#### Short problem
Return all lines in the material below that contain "matplotlib".

#### Given material
-=-=-=-=-
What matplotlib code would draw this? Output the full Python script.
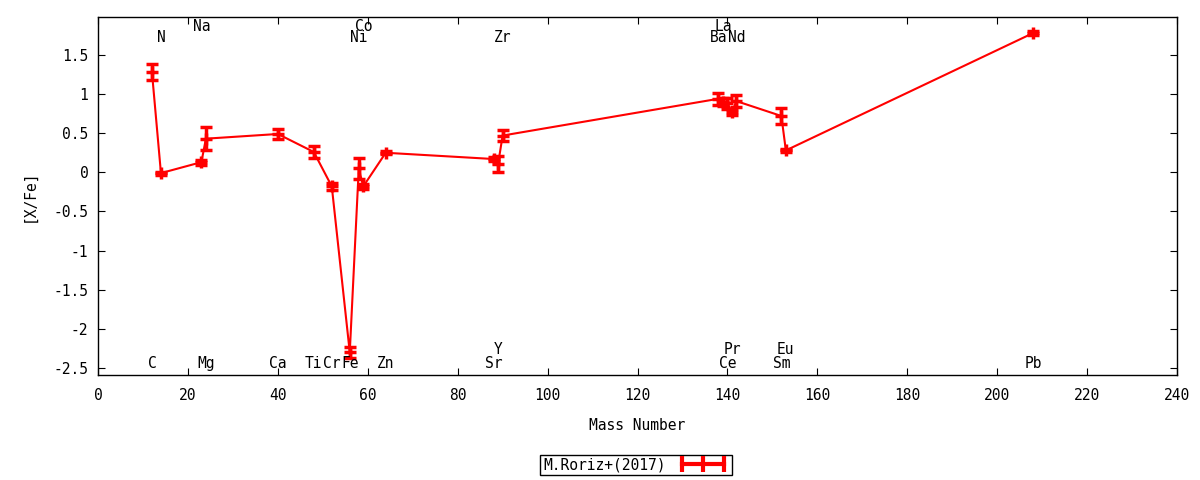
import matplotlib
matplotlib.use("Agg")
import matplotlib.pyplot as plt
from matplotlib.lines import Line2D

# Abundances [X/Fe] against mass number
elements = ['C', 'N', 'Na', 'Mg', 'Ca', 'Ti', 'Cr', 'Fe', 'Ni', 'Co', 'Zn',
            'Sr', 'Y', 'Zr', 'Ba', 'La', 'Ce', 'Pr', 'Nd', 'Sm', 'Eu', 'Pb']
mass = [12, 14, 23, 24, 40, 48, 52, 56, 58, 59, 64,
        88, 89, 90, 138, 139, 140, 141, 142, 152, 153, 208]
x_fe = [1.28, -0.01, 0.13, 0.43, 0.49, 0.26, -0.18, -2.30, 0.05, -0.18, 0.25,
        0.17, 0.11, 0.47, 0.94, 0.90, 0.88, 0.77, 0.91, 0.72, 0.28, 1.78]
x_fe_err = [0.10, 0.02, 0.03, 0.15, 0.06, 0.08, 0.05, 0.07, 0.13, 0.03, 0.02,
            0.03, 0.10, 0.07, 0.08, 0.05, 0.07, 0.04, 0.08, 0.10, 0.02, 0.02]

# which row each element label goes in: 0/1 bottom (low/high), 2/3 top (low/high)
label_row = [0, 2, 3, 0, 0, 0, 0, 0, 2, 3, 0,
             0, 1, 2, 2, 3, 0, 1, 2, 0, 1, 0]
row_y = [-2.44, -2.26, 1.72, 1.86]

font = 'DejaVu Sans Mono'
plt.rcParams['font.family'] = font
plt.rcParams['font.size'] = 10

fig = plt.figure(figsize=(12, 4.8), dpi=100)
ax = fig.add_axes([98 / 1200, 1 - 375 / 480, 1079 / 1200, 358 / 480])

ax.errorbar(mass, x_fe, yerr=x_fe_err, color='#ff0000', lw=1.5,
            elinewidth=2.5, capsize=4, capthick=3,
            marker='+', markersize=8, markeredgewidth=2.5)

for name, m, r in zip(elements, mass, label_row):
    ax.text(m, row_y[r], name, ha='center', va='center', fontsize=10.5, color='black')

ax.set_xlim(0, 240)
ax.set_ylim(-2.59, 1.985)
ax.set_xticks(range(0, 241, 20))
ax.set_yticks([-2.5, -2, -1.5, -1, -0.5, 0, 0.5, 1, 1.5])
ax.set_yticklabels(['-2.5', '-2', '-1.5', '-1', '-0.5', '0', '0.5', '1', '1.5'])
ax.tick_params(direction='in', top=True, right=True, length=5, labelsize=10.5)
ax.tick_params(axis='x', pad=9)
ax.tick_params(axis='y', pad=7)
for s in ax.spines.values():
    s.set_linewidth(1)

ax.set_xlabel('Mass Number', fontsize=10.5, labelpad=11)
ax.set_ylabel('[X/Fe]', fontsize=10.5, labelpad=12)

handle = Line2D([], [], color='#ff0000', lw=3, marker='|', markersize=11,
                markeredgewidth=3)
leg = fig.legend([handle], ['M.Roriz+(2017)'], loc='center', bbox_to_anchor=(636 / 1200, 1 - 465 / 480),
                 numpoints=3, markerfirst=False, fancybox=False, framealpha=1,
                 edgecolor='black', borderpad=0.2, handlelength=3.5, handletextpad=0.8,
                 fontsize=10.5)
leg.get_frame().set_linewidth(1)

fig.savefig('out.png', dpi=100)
-=-=-=-=-
#### Finished task
What matplotlib code would draw this? Output the full Python script.
import matplotlib
matplotlib.use("Agg")
import matplotlib.pyplot as plt
from matplotlib.lines import Line2D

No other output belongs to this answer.